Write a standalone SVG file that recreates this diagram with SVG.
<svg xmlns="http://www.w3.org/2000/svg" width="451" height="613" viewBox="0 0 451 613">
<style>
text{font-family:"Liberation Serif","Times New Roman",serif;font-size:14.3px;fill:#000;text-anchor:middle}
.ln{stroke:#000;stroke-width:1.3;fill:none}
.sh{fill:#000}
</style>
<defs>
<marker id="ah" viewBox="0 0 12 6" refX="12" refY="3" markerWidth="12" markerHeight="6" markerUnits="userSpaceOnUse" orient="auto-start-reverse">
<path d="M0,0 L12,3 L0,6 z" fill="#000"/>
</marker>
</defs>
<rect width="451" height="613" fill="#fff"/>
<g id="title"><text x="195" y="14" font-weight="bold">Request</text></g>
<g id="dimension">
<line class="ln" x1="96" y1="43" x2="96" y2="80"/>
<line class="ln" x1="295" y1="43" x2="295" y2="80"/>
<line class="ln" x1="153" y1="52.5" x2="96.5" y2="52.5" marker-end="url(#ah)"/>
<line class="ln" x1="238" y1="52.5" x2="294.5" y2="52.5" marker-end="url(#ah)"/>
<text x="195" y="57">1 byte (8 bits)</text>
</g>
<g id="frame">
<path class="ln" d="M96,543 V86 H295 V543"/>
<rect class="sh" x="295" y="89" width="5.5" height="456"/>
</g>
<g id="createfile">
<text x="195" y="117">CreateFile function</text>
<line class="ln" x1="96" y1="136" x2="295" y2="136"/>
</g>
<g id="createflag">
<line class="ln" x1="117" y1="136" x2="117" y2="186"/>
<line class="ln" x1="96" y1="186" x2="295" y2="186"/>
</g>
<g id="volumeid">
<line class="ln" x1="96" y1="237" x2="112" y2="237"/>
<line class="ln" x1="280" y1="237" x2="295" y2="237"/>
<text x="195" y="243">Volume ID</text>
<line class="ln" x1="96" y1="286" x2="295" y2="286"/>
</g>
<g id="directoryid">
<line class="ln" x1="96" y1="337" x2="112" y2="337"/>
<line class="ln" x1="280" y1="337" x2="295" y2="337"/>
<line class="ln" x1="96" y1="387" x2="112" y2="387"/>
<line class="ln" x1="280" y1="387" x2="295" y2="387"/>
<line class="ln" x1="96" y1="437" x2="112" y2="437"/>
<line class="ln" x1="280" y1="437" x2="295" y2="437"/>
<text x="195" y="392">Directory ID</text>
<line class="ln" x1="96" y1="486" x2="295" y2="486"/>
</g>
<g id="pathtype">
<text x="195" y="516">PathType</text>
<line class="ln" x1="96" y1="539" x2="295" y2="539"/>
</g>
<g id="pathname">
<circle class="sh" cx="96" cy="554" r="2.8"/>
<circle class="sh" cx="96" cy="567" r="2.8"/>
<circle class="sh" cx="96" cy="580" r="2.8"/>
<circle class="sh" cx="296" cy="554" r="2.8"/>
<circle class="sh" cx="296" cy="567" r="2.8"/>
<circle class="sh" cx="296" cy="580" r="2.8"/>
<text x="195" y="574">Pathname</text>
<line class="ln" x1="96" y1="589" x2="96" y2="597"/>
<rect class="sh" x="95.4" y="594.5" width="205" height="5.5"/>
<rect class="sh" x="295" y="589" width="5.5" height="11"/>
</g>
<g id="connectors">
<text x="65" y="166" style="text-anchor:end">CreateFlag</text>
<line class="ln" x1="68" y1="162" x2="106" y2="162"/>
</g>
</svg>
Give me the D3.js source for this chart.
::::
[EXERCISE INSTRUCTIONS]:
Look through the entries above for the word "this". Copy every line where it shows up.

[RESPONSE]:
Write a standalone SVG file that recreates this diagram with SVG.
Give me the D3.js source for this chart.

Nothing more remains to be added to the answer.